做高中的通識專題研習(IES)時,對於我們這一代 的政治啟蒙源頭很有興趣,於是做了一些問卷,雖然 結果難登大雅之堂,但結果起碼反映了身邊百多人的 經驗:除了當時席捲全城的反國教運動影響很大之外, 居然有許多朋友是因為六四晚會開始關心政治。還記 得幾年前學民思潮成立之時,他們的口號就正正是來 自六四紀念歌曲《民主會戰勝歸來》的一句:「後有 巨浪承接這變改」:結果他們帶領了相當本土的反國 教運動,然後繼續推動公民提名運動,到了學生罷課 之後衝入公民廣場,群眾蜂擁而至希望保護的,就是 這班學生——而甚至是這個情景,也與三十年前的那 個夏天,千里之外的北京市民走向街頭保護學生,阻 止解放軍入城的情況,出奇的相似。

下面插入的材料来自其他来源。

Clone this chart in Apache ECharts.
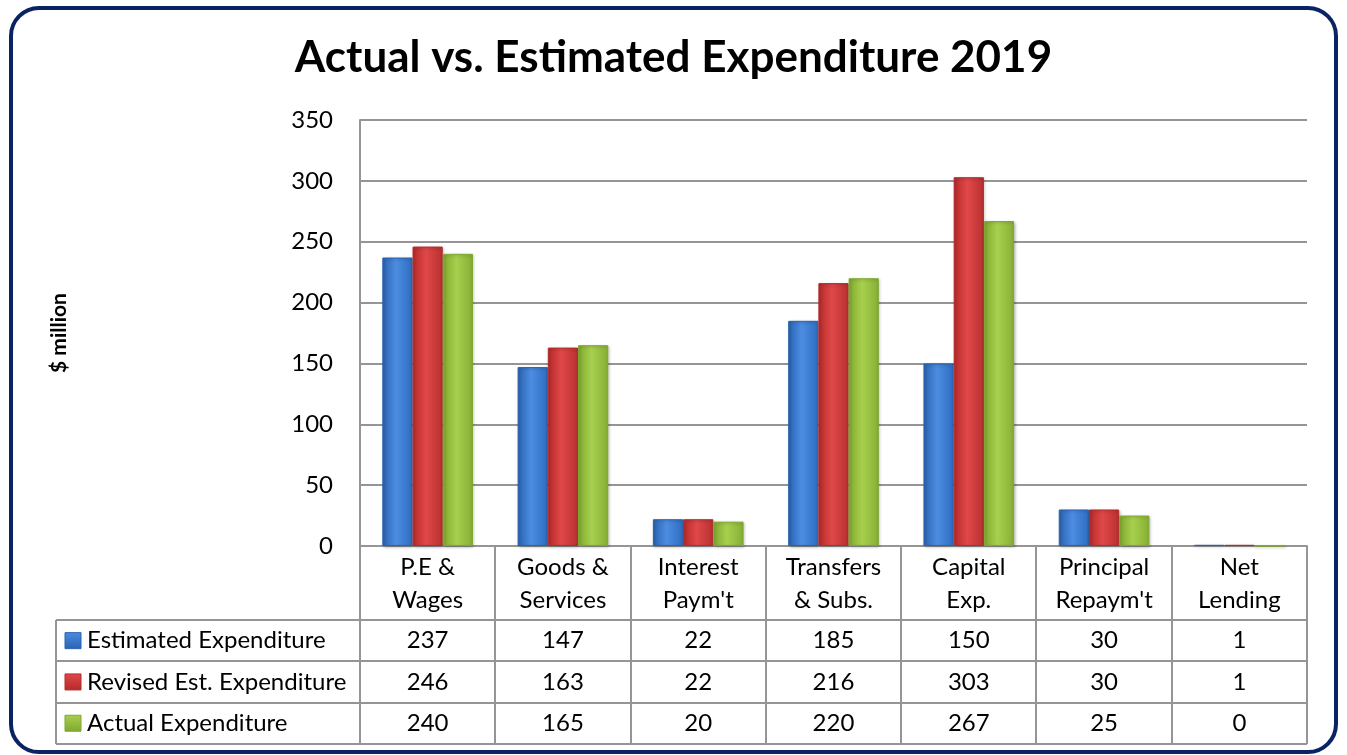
<!DOCTYPE html>
<html>
<head>
<meta charset="utf-8">
<script src="https://cdn.jsdelivr.net/npm/echarts@6/dist/echarts.min.js"></script>
<style>
  html, body { margin: 0; padding: 0; background: #fff; }
  #chart { width: 1347px; height: 755px; }
</style>
</head>
<body>
<div id="chart"></div>
<script>
// data
const categories = ['P.E &\nWages', 'Goods &\nServices', "Interest\nPaym't", 'Transfers\n& Subs.', 'Capital\nExp.', "Principal\nRepaym't", 'Net\nLending'];
const seriesNames = ['Estimated Expenditure', 'Revised Est. Expenditure', 'Actual Expenditure'];
const estimated = [237, 147, 22, 185, 150, 30, 1];
const revised = [246, 163, 22, 216, 303, 30, 1];
const actual = [240, 165, 20, 220, 267, 25, 0];
const yTicks = [0, 50, 100, 150, 200, 250, 300, 350];

const FONT = 'Lato, "Open Sans", sans-serif';
const LINE = '#959595';
const TXT = 24;

// bar colours: dark edge / light centre / dark edge
const palette = [
  ['#2a62b0', '#4c8de2', '#2e6cc0'],
  ['#b52a2a', '#e04848', '#b83030'],
  ['#7fa82f', '#a8d04e', '#86ae34']
];

// layout of plot + data table
const gLeft = 360, gRight = 1307, gTop = 120, gBottom = 546;
const tableLeft = 56, headerBottom = 620, rowH = 41.3;
const colW = (gRight - gLeft) / categories.length;

const chart = echarts.init(document.getElementById('chart'));

const grad = (c) => new echarts.graphic.LinearGradient(0, 0, 1, 0, [
  {offset: 0, color: c[0]},
  {offset: 0.45, color: c[1]},
  {offset: 1, color: c[2]}
]);

const allData = [estimated, revised, actual];

// 表格
const graphic = [];
graphic.push({
  type: 'rect',
  shape: {x: 11, y: 8, width: 1325, height: 744, r: 28},
  style: {fill: 'none', stroke: '#0a2463', lineWidth: 4},
  silent: true
});
// header row verticals
for (let i = 0; i <= categories.length; i++) {
  const x = Math.round(gLeft + i * colW);
  graphic.push({
    type: 'line',
    shape: {x1: x, y1: gBottom, x2: x, y2: headerBottom + rowH * 3},
    style: {stroke: LINE, lineWidth: 2}
  });
}
// left edge of table
graphic.push({
  type: 'line',
  shape: {x1: tableLeft, y1: headerBottom, x2: tableLeft, y2: headerBottom + rowH * 3},
  style: {stroke: LINE, lineWidth: 2}
});
// horizontal lines
for (let r = 0; r <= 3; r++) {
  const y = Math.round(headerBottom + r * rowH);
  graphic.push({
    type: 'line',
    shape: {x1: tableLeft, y1: y, x2: gRight, y2: y},
    style: {stroke: LINE, lineWidth: 2}
  });
}
// rows: legend key + name + values
seriesNames.forEach((name, r) => {
  const cy = headerBottom + (r + 0.5) * rowH;
  graphic.push({
    type: 'rect',
    shape: {x: 65, y: cy - 8, width: 16, height: 16},
    style: {
      fill: new echarts.graphic.LinearGradient(0, 0, 0, 1, [
        {offset: 0, color: palette[r][1]},
        {offset: 1, color: palette[r][0]}
      ]),
      stroke: palette[r][0], lineWidth: 1
    }
  });
  graphic.push({
    type: 'text',
    x: 87, y: cy,
    style: {text: name, font: TXT + 'px ' + FONT, fill: '#000', verticalAlign: 'middle', textAlign: 'left'}
  });
  allData[r].forEach((v, i) => {
    graphic.push({
      type: 'text',
      x: gLeft + (i + 0.5) * colW, y: cy,
      style: {text: String(v), font: TXT + 'px ' + FONT, fill: '#000', verticalAlign: 'middle', textAlign: 'center'}
    });
  });
});

const option = {
  animation: false,
  title: {
    text: 'Actual vs. Estimated Expenditure 2019',
    left: 'center',
    top: 31,
    textStyle: {fontFamily: FONT, fontSize: 44, fontWeight: 'bold', color: '#000'}
  },
  grid: {left: gLeft, right: 1347 - gRight, top: gTop, bottom: 755 - gBottom},
  xAxis: {
    type: 'category',
    data: categories,
    axisLine: {show: true, lineStyle: {color: LINE, width: 2}},
    axisTick: {show: false},
    axisLabel: {color: '#000', fontFamily: FONT, fontSize: TXT, lineHeight: 33, margin: 5, interval: 0}
  },
  yAxis: {
    type: 'value',
    min: 0,
    max: 350,
    interval: 50,
    name: '$ million',
    nameLocation: 'middle',
    nameRotate: 90,
    nameGap: 290,
    nameTextStyle: {fontFamily: FONT, fontSize: 21, fontWeight: 'bold', color: '#000'},
    axisLine: {show: true, lineStyle: {color: LINE, width: 2}},
    axisTick: {show: false},
    axisLabel: {color: '#000', fontFamily: FONT, fontSize: TXT, margin: 27,
      formatter: (v) => yTicks.includes(v) ? String(v) : ''},
    splitLine: {lineStyle: {color: LINE, width: 2}}
  },
  series: allData.map((d, i) => ({
    name: seriesNames[i],
    type: 'bar',
    data: d,
    barGap: '0%',
    barCategoryGap: '33%',
    itemStyle: {
      color: grad(palette[i]),
      borderColor: palette[i][0],
      borderWidth: 1,
      shadowColor: 'rgba(0,0,0,0.25)',
      shadowBlur: 3,
      shadowOffsetX: 1,
      shadowOffsetY: 1
    }
  })),
  graphic: graphic
};

chart.setOption(option);
</script>
</body>
</html>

「無論你是愛他不愛他 還是可將那勇氣帶回家」——《家明》

從香港人對六四的共同追憶開始得到啟蒙的自己,近 年來我每次接近這個日子,心裡都會有種催迫——每 年都總覺得,應該做一點事情,要藉此機會分享多 點自己認為重要的政治價值。三年前在上系會,面對 六四的眾多爭拗,自己用了很多時間整理自己對六四 的理解,最後與莊員寫了一篇聲明;去年人在異鄉 心裡很忐忑,最後用了兩三個小時在 Instagram 發了 十多個 Story 作為「懶人包」,因為覺得玩 IG 的朋 友好像比較少留意政治,就想利用這個機會講述我知 道的六四給許多年紀比我可能還小的朋友。今年為了 六四,選擇參加基督教的六四祈禱會並作分享,對著 許多比自己老兩倍的上一輩,見證他們對六四的堅持 到底對我有甚麼影響。

眾人的六四記憶帶給我的,除了對政治的認知之外, 更是一種行動的勇氣,展示原來除了屈服在強權面前, 屈服在現實面前,我們還可以拿出勇氣,為世界美好 多一點而奮鬥;或者,至少卑微的在自己的崗位上謀 求空間,謀求服從大勢以外的可能性。於是我答應自 己, 無論畢業過後處於甚麼境況,這種精神,莫忘莫 失。六四與我何干?它以這個方式存在於我的記憶, 影響我的行動。而當有許多人都有如此的記憶,六四 就以這一個方式被記住,八九民運的精神就如此被活 用,而且一直影響著香港的政治。